Franco’s Failure

814 words

Arturo Reque Meruvia «Kemer»: Alegoría de Franco y la Cruzada (1948 - 1949) [1]

Arturo Reque Meruvia “Kemer”: Alegoría de Franco y la Cruzada (1948-1949)

Translated by Guillaume Durocher

Translator’s Note:

This article is drawn from Dominique Venner’s history of the twentieth century, Le Siècle de 1914 (Paris: Pygmalion, 2006), 281–83, under the heading “Le retournement de l’Église.” The title is editorial. 

The passing of the Falange chief [José Antonio Primo de Rivera] and of its other leaders left the field open to General [Francisco] Franco, who maneuvered to exploit the movement to his benefit. In 1937, he imposed its fusion with all Right-wing parties (monarchists, Carlists, republican conservatives), in order to neutralize its revolutionary potential. Because of his refusal to submit, Manuel Hedilla, one of the rare survivors of the original leadership, was sentenced to death. A sentence which was later commuted after a long imprisonment. Simultaneously, with a perfect cynicism, the Franquist authorities would take advantage of the cult of José Antonio. He would be all the more celebrated so as to better bury him.

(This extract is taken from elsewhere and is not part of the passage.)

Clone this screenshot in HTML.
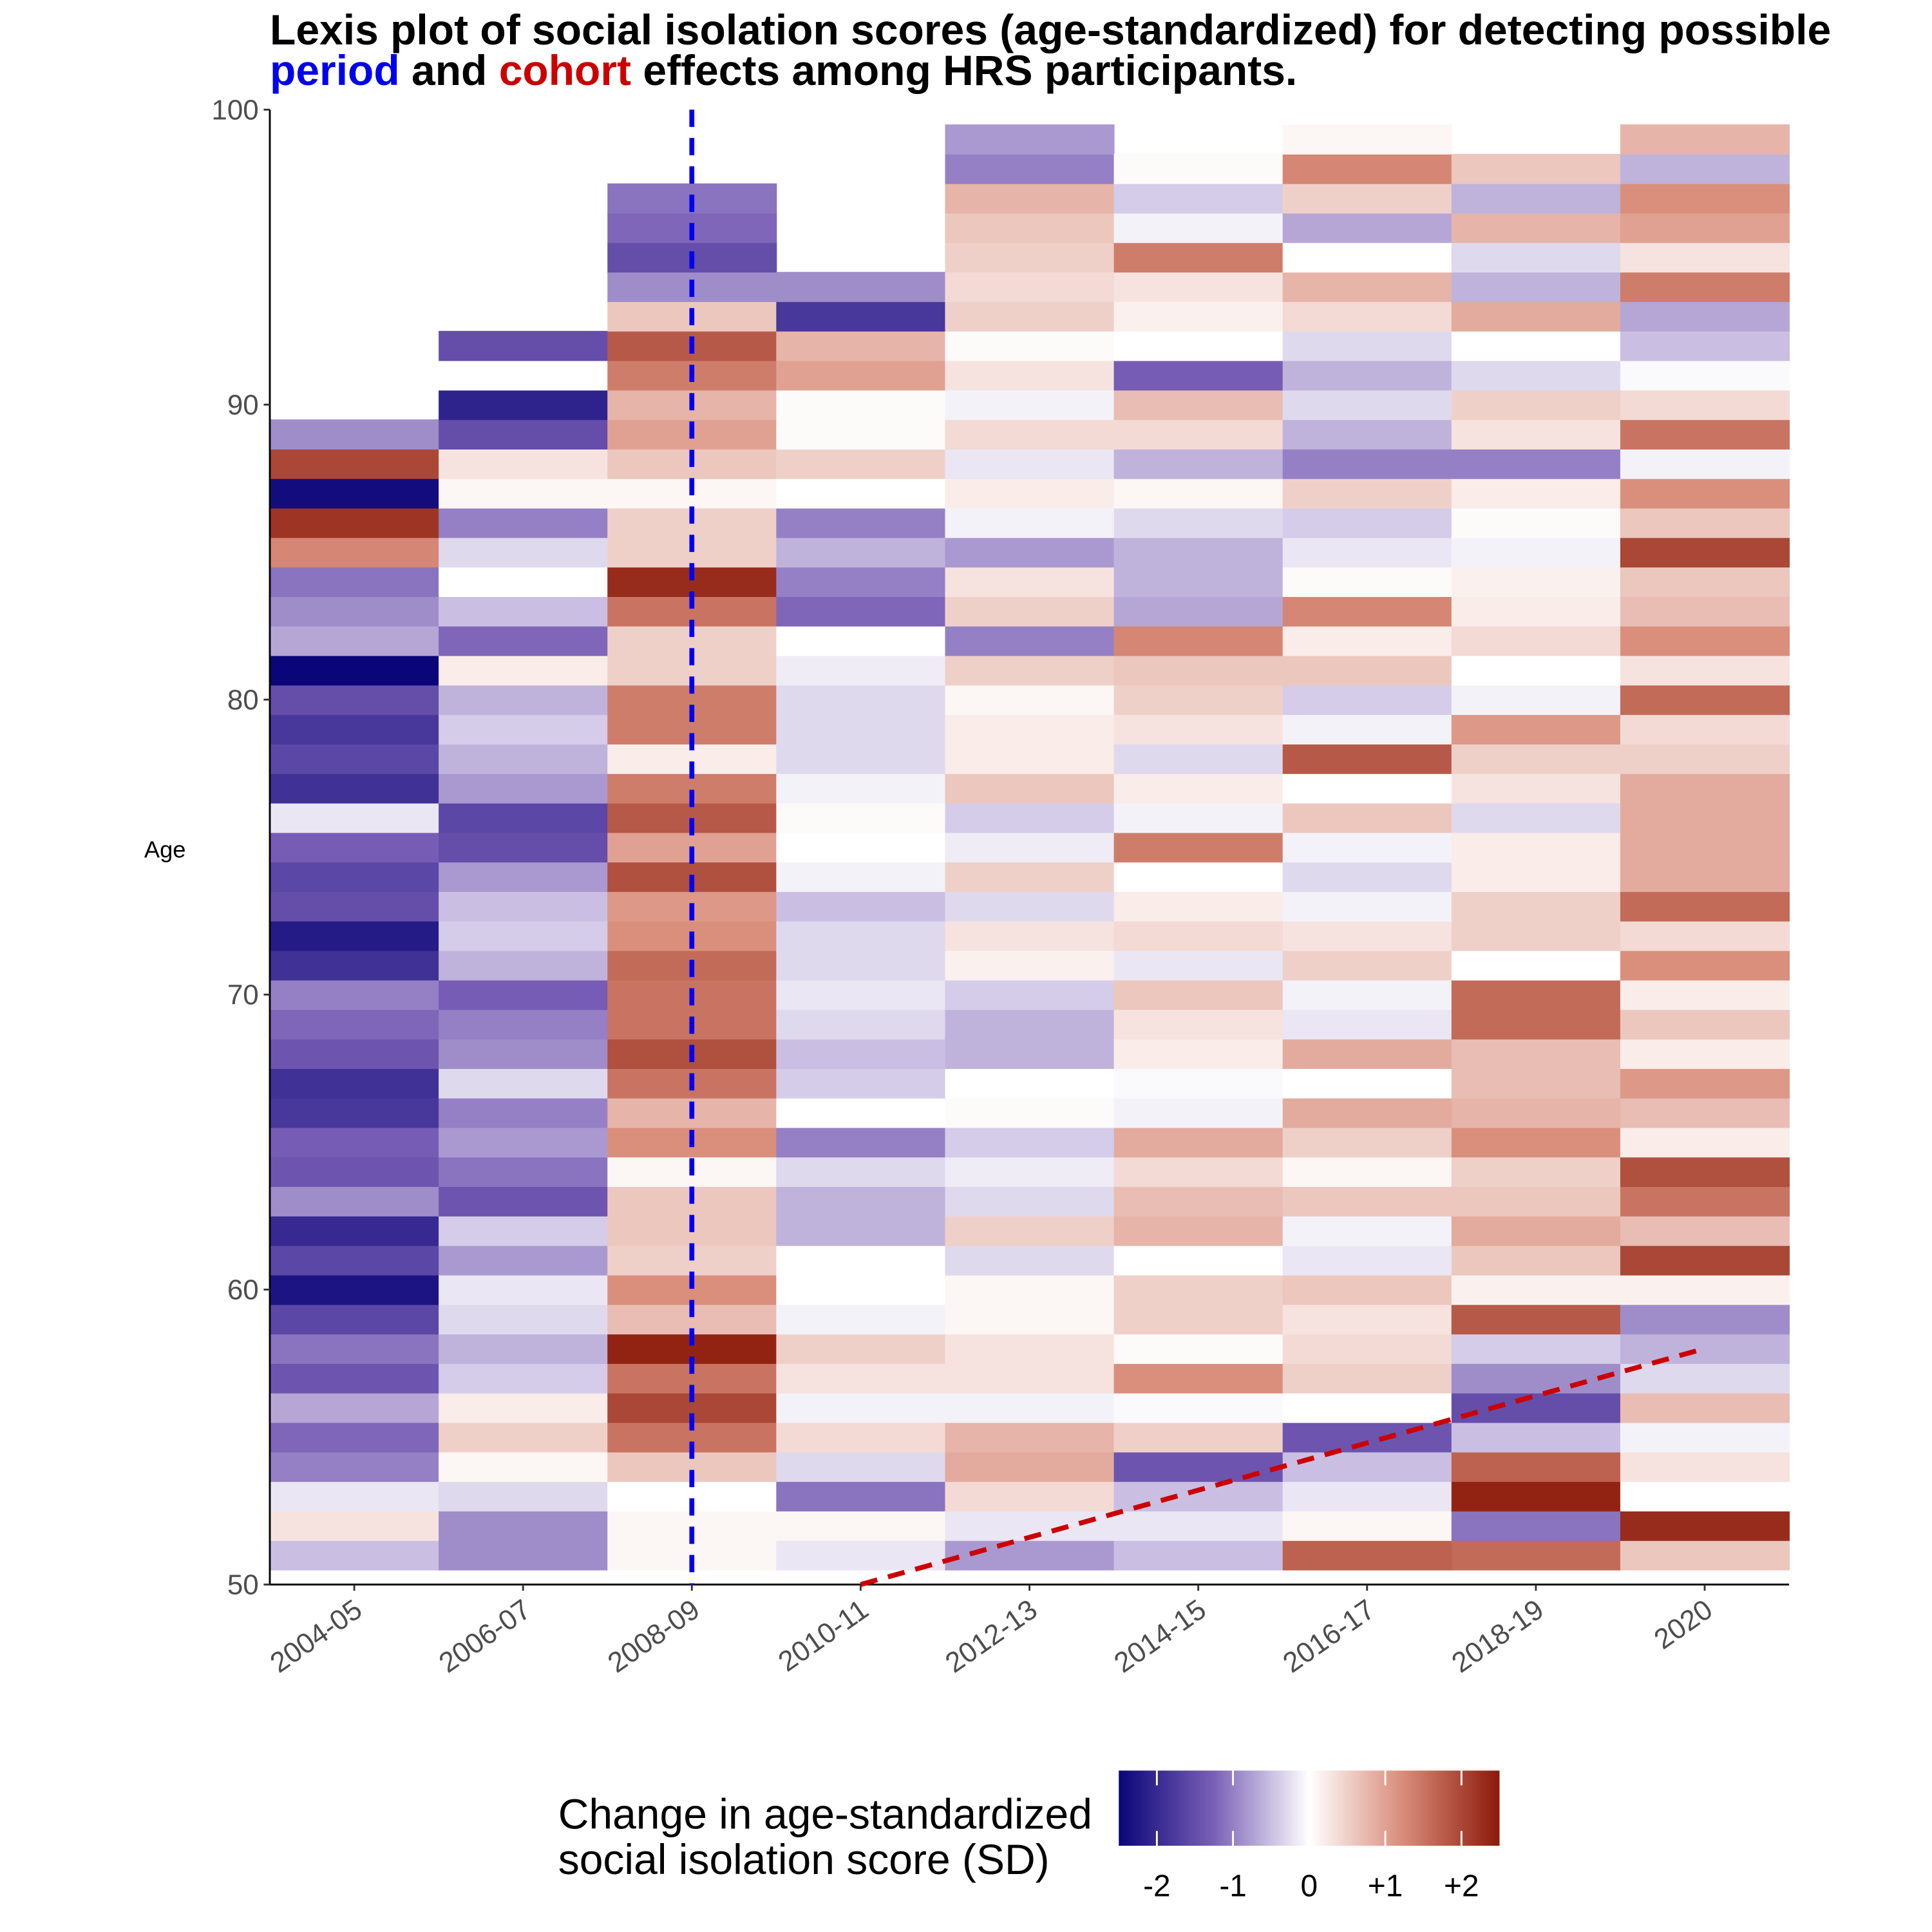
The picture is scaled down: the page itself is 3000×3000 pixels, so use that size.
<!DOCTYPE html>
<html><head><meta charset="utf-8"><style>
html,body{margin:0;padding:0;background:#fff;}
svg{display:block;}
text{font-family:"Liberation Sans",sans-serif;}
</style></head><body>
<svg id="chart" width="3000" height="3000" viewBox="0 0 1568 1568" xmlns="http://www.w3.org/2000/svg">
<rect width="1568" height="1568" fill="#fff"/>
<g id="title">
<text x="219" y="36" font-size="34.5" font-weight="bold" fill="#000">Lexis plot of social isolation scores (age-standardized) for detecting possible</text>
<text x="219" y="69" font-size="34.5" font-weight="bold" fill="#000"><tspan fill="#0000ee">period</tspan> and <tspan fill="#cc0000">cohort</tspan> effects among HRS participants.</text>
</g>
<g id="cells"></g>
<g id="axes"></g>
<g id="overlay"></g>
<g id="legend"></g>
</svg>
<script>
const periods = ["2004-05","2006-07","2008-09","2010-11","2012-13","2014-15","2016-17","2018-19","2020"];
const startAge = 51;
const yTicks = [50,60,70,80,90,100];
const legendTicks = [-2,-1,0,1,2];
const legendLabels = ["-2","-1","0","+1","+2"];
// values per period, from age 51 upward
const v0405 = [-0.5,0.3,-0.2,-1.0,-1.2,-0.7,-1.4,-1.1,-1.6,-2.3,-1.6,-2.0,-0.9,-1.4,-1.3,-1.8,-1.9,-1.4,-1.2,-1.0,-1.9,-2.2,-1.5,-1.6,-1.3,-0.2,-1.9,-1.6,-1.8,-1.5,-2.5,-0.7,-0.9,-1.1,1.3,2.2,-2.4,2.0,-0.9];
const v0607 = [-0.9,-0.9,-0.3,0.1,0.5,0.2,-0.4,-0.6,-0.3,-0.2,-0.8,-0.4,-1.4,-1.1,-0.8,-1.0,-0.3,-0.9,-1.0,-1.3,-0.6,-0.4,-0.5,-0.8,-1.5,-1.6,-0.8,-0.6,-0.4,-0.6,0.2,-1.2,-0.5,0.0,-0.3,-1.0,0.1,0.3,-1.5,-2.1,0.0,-1.5];
const v0809 = [0.1,0.1,0.0,0.6,1.5,2.0,1.5,2.4,0.7,1.2,0.5,0.6,0.6,0.1,1.2,0.8,1.5,1.9,1.5,1.5,1.6,1.2,1.1,1.9,1.0,1.8,1.4,0.2,1.4,1.4,0.5,0.5,1.5,2.3,0.5,0.5,0.1,0.6,1.0,0.8,1.4,1.8,0.6,-0.9,-1.5,-1.2,-1.1];
const v1011 = [-0.2,0.1,-1.1,-0.3,0.4,-0.1,0.3,0.5,-0.1,0.0,0.0,-0.6,-0.6,-0.3,-1.0,0.0,-0.4,-0.5,-0.3,-0.2,-0.3,-0.3,-0.5,-0.1,0.0,0.05,-0.1,-0.3,-0.3,-0.3,-0.15,0.0,-1.2,-1.0,-0.6,-1.0,0.0,0.5,0.05,0.05,1.0,0.8,-1.8,-0.9];
const v1213 = [-0.8,-0.2,0.4,0.9,0.8,-0.1,0.3,0.3,0.1,0.1,-0.3,0.5,-0.3,-0.15,-0.4,0.05,0.0,-0.6,-0.6,-0.4,0.15,0.3,-0.3,0.5,-0.15,-0.4,0.6,0.2,0.2,0.1,0.5,-1.0,0.5,0.3,-0.8,-0.1,0.2,-0.2,0.4,-0.1,0.3,0.05,0.5,0.4,0.5,0.6,0.8,-1.0,-0.8];
const v1415 = [-0.5,-0.2,-0.5,-1.4,0.5,-0.05,1.2,0.05,0.5,0.5,0.0,0.8,0.7,0.4,0.9,-0.1,-0.05,0.2,0.3,0.6,-0.2,0.4,0.2,0.0,1.4,-0.1,0.2,-0.3,0.3,0.5,0.6,1.3,-0.7,-0.6,-0.6,-0.3,0.1,-0.6,0.4,0.7,-1.3,0.0,0.15,0.3,1.4,-0.1,-0.4,0.05];
const v1617 = [1.7,0.1,-0.2,-0.5,-1.4,0.0,0.5,0.4,0.3,0.6,-0.2,-0.1,0.6,0.1,0.5,0.9,0.0,0.9,-0.2,-0.1,0.5,0.3,-0.1,-0.3,-0.1,0.6,0.0,1.8,-0.1,-0.4,0.6,0.2,1.3,0.05,-0.2,-0.4,0.5,-1.0,-0.6,-0.3,-0.6,-0.3,0.4,0.8,0.0,-0.7,0.5,1.3,0.1];
const v1819 = [1.6,-1.1,2.4,1.7,-0.5,-1.5,-0.9,-0.4,1.8,0.15,0.6,0.9,0.6,0.5,1.2,0.8,0.7,0.7,1.6,1.6,0.0,0.5,0.5,0.2,0.2,-0.3,0.3,0.5,1.1,-0.1,0.0,0.4,0.2,0.15,-0.1,0.05,0.2,-1.0,0.3,0.5,-0.3,0.0,0.9,-0.6,-0.3,0.8,-0.6,0.6];
const v2020 = [0.6,2.3,0.0,0.3,-0.1,0.7,-0.3,-0.6,-0.9,0.15,2.0,0.7,1.5,1.9,0.2,0.7,1.1,0.2,0.6,0.2,1.2,0.4,1.6,0.9,0.9,0.9,0.9,0.5,0.4,1.6,0.3,1.2,0.7,0.6,2.0,0.6,1.2,-0.1,1.5,0.4,-0.05,-0.5,-0.7,1.4,0.3,1.0,1.2,-0.6,0.8];
const series = [v0405,v0607,v0809,v1011,v1213,v1415,v1617,v1819,v2020];
const periodLine = 2;           // index of period marker
const cohortStart = [3, 50];    // [period index, age]
const cohortEnd = [8, 58];

const NS="http://www.w3.org/2000/svg";
const L=219,R=1452,T=89,B=1286;
const colW=(R-L)/periods.length;
const xC=i=>L+colW*(i+0.5);
const yA=a=>T+(100-a)*(B-T)/50;
const stops=[[-2.5,[10,5,120]],[-1.25,[122,96,182]],[0,[255,255,255]],[1.25,[216,138,120]],[2.5,[140,26,10]]];
function col(v){
  v=Math.max(-2.5,Math.min(2.5,v));
  for(let k=0;k<stops.length-1;k++){
    const a=stops[k],b=stops[k+1];
    if(v<=b[0]){const t=(v-a[0])/(b[0]-a[0]);
      const c=a[1].map((x,j)=>Math.round(x+(b[1][j]-x)*t));return `rgb(${c})`;}
  }
  return 'rgb(140,26,10)';
}
function el(tag,attrs,parent){const e=document.createElementNS(NS,tag);for(const k in attrs)e.setAttribute(k,attrs[k]);parent.appendChild(e);return e;}
const cells=document.getElementById('cells');
series.forEach((arr,i)=>{
  arr.forEach((v,j)=>{
    const age=startAge+j;
    const r=el('rect',{x:L+colW*i,y:yA(age+0.5),width:colW+0.5,height:(B-T)/50+0.5,fill:col(v)},cells);
    
    
  });
});
const axes=document.getElementById('axes');
el('line',{x1:L,y1:T,x2:L,y2:B,stroke:'#000','stroke-width':1.5},axes);
el('line',{x1:L,y1:B,x2:R,y2:B,stroke:'#000','stroke-width':1.5},axes);
yTicks.forEach(t=>{
  el('line',{x1:L-5,y1:yA(t),x2:L,y2:yA(t),stroke:'#333','stroke-width':1.5},axes);
  const tx=el('text',{x:L-9,y:yA(t)+8,'font-size':23,fill:'#4d4d4d','text-anchor':'end'},axes);
  tx.textContent=t;
  
  
});
periods.forEach((p,i)=>{
  el('line',{x1:xC(i),y1:B,x2:xC(i),y2:B+5,stroke:'#333','stroke-width':1.5},axes);
  const tx=el('text',{x:xC(i)+8,y:B+24,'font-size':23,fill:'#4d4d4d','text-anchor':'end',transform:`rotate(-35 ${xC(i)+8} ${B+24})`},axes);
  tx.textContent=p;
  
  
});
const yt=el('text',{x:117,y:696,'font-size':19,fill:'#000'},axes);
yt.textContent='Age';


const ov=document.getElementById('overlay');
const pl=el('line',{x1:xC(periodLine),y1:T,x2:xC(periodLine),y2:B,stroke:'#0000ee','stroke-width':4,'stroke-dasharray':'14 9'},ov);


const cl=el('line',{x1:xC(cohortStart[0]),y1:yA(cohortStart[1]),x2:xC(cohortEnd[0]),y2:yA(cohortEnd[1]),stroke:'#cc0000','stroke-width':4,'stroke-dasharray':'14 9'},ov);


// legend
const lg=document.getElementById('legend');
const t1=el('text',{x:453,y:1484,'font-size':34.5,fill:'#000'},lg);t1.textContent='Change in age-standardized';


const t2=el('text',{x:453,y:1521,'font-size':34.5,fill:'#000'},lg);t2.textContent='social isolation score (SD)';


const defs=el('defs',{},lg);
const gr=el('linearGradient',{id:'cb',x1:0,x2:1,y1:0,y2:0},defs);
for(let k=0;k<=20;k++){const v=-2.5+k*0.25;el('stop',{offset:(k/20),'stop-color':col(v)},gr);}
const CB0=908,CB1=1217;
const bar=el('rect',{x:CB0,y:1437,width:CB1-CB0,height:61,fill:'url(#cb)'},lg);


const cbx=v=>CB0+(v+2.5)/5*(CB1-CB0);
legendTicks.forEach((t,k)=>{
  el('line',{x1:cbx(t),y1:1437,x2:cbx(t),y2:1449,stroke:'#fff','stroke-width':1.5},lg);
  el('line',{x1:cbx(t),y1:1486,x2:cbx(t),y2:1498,stroke:'#fff','stroke-width':1.5},lg);
  const tx=el('text',{x:cbx(t),y:1539,'font-size':25,fill:'#000','text-anchor':'middle'},lg);
  tx.textContent=legendLabels[k];
  
  
});
</script>
</body></html>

After having repudiated all the ideologies which had participated in the Frente popular, the Franquist regime sought its own ideology. Officially, this would be the program of the Falange. But a program is not an ideology. The latter would be provided by the Church and the Catholic action groups in which Franco entrusted his entire confidence, and whose means had considerably increased in the crusading atmosphere of the national zone. No attention was given to the fact that, alongside Calvo Sotelo’s old conservative party (CEDA) and the Catholic hierarchy, subsisted left-wing groups saved by their Catholicism.[1]

The anti-clerical generals died, like [Emilio] Mola, or were marginalized like [Miguel] Cabanellas and [Gonzalo] Queipo de Llano. The others aligned themselves with the Caudillo who flaunted his intransigent Catholicism. He went to mass every morning, which did not, however, lead him to evangelical softness. In fact only trusting the Catholic Church on intellectual matters, a guarantee of stability in his eyes, he entrusted to it the control of education, from kindergarten up to the universities. As for the Falange, despite professing its unfailing attachment to Catholicism, it was held in suspicion. Its proximity to fascism, though denied, suggested a worrying scent of paganism. There was then no question of leaving to it any influence over education. A rigid ecclesiastical censorship was applied to all books and all cultural activities, which were confined to a strict clerical orthodoxy.

The Franquist alliance of the sword and the altar would be suddenly broken following the council of Vatican II (1962–1965). From one day to the next, besides resistance on the margins, the Church of Spain, like elsewhere, would reverse course and turn in favor of the ideology of human rights already prepared by the teams of the Opus Dei and already very influential since 1957. Finished were the “crusade” against communism and the celebration of the fatherland, order, and authority. In its stead came a humanitarian phraseology in harmony with the Christian redemption of the poor and the déclassés. All that would remain of the old reactionary arsenal would be the rejection of the contraception, a meager legacy, one must concede, for maintaining the national cause.

In a revealing choice, Spanish publishing, always subjected to ecclesiastical censorship, would be authorized to publish the Marxist classics or the main Left-wing writers, such as Marcuse or Reich, while Nietzsche, Spengler, or Heidegger would remain strictly forbidden.

Under the incredulous and powerless watch of the old generals, what was once celebrated would be held in contempt and rejected by the clergy. Having failed to read (and understand) Nietzsche and his Genealogy of Morals, the naïve soldiers who had bet everything on the alliance with the Church, giving it the monopoly on culture, would discover too late that they had allowed a virus into their flock. In reality, this phenomenon was too beyond their understanding for them to foresee it. In their simple brains, they would believe only various conspiracies would need to be broken for all to become as before.

The result would be commented upon by Cantarero del Castillo, who was an expert. He was indeed a former Falangist who had become a social democrat (a common evolution). From the late sixties onwards, he says, “the most sensitive portion of the university youth debate in a chimerical and alienating sea of perfectly unlivable revolutionary projects, no longer Falangist, but communist or Guevarist.”[2] The end of the Franquist era would illustrate Gramsci’s well-known thesis: “Once it is converted to values which are not its own, society shakes upon its foundations and the situation then need only be exploited in the political field.”[3] This would be done after Franco’s death.

Notes

1. On this question, see the thesis of Arnaud Imatz, José Antonio et la Phalange (Paris: Albatros, 1981), the chapter on “La vie intellectuelle, culturelle et morale,” 532. See also Andrée Bachoud, Franco (Paris: Fayard, 1997), 195-200, 453-454.

2. Quoted in Imatz, José Antonio et la Phalange, 540.

3. Translated from the French, unfortunately. – G.D.